Prelogar pushed back against the environmental groups' assertion that an agency must consider every environmental consequence that is reasonably foreseeable, noting that Supreme Court precedents “make clear that NEPA permits agencies to limit their environmental analyses based on whether and to what extent the proposed federal action is the ‘legally relevant cause’ of the effects.” But she also argued the petitioners went too far in asking the court to adopt a standard of “proximate cause” that requires “a reasonably close causal relationship … between the environmental effect and the alleged cause.” 

Eight former Council on Environmental Quality members and general counsels, who collectively served in every administration from 1974 to 2007, submitted an amicus brief urging the Supreme Court to uphold the appellate court ruling.

"Contentions that agencies need only consider effects within their own authority is starkly incompatible with NEPA," they argued. They added that the “rule of reason,” a concept they described as “a mandate to administer and interpret NEPA sensibly” does not give agencies or courts authority to “impose limitations that contravene the statute.”

Ranchers seek federal permits for a number of activities — whether grazing on public lands or building a crossing on a protected waterway — and these permits often require NEPA reviews and can result in litigation. But judges' decisions on the scope of review can differ in different jurisdictions, since cases can be weighed in both the D.C. Circuit or the court nearest the action in question, said Wyoming-based lawyer Karen Budd-Falen, who submitted an amicus brief on behalf of Utah-based TN Ranching Company and the Wyoming Stock Growers Association.

Budd-Falen's brief urged the Supreme Court to settle conflicting circuit court opinions on whether “indirect effects” can be considered in NEPA reviews, which drive litigators to "race" to file in the court most favorable to them.

Karen Budd-Falen "It ends up really being a race to the courthouse — you know, who sues first," Budd-Falen told Agri-Pulse. "That's really not acceptable in my view."

A separate case is likely to reshape NEPA. In November the D.C. Circuit Court of Appeals ruled 2-1 in Marin Audubon Society v. Federal Aviation Administration that the White House Council on Environmental Quality (CEQ) lacks authority to issue binding regulations for implementing NEPA. 

While agencies have for decades followed CEQ's rules when conducting NEPA reviews, Judge A. Raymond Randolph noted in the ruling that that authority did not come from legislation but rather from an executive order by former President Jimmy Carter. 

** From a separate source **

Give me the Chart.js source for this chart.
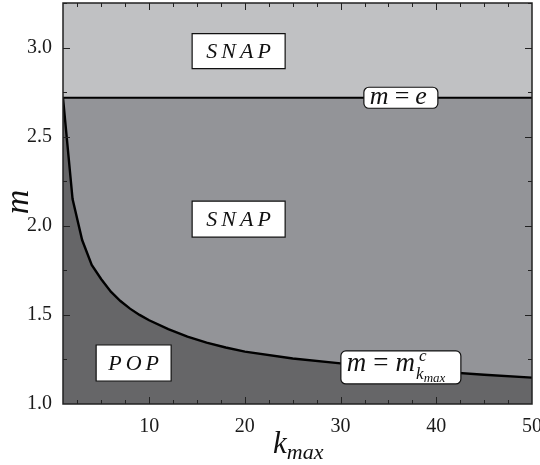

“No statutory language states or suggests that Congress empowered CEQ to issue rules binding on other agencies — that is, to act as a regulatory agency rather than as an advisory agency,” he wrote. “NEPA contains nothing close to the sort of clear language Congress typically uses to confer rulemaking authority.”

Deborah Sivas, a professor of environmental law at Stanford University, told Agri-Pulse the ruling throws a “monkey wrench” into the system agencies have used for the last 50 years to guide NEPA review processes, creating confusion about the procedures they should follow moving forward. Agencies will face the question of whether they must enact their own rulemakings laying out NEPA processes. Lawyers and courts, meanwhile, will need to choose how to pursue or evaluate NEPA cases, since CEQ regulations historically are cited heavily in past litigation.

“If those regulations are no longer in effect, what does it do to that 50 years of jurisprudence?” Sivas asked. “I think that’s another huge open question that we don’t know the answer to."

Last month, lawyers for Earthjustice and Public Employees for Environmental Responsibility, environmental groups involved in the case, petitioned for an en banc rehearing, or a review by all the active judges on the circuit. They said such a review is necessitated by an “unusual panel decision,” noting that rendering the CEQ rules invalid “‘leaves so many questions unanswered about how agencies should proceed and how courts should evaluate their decisions.”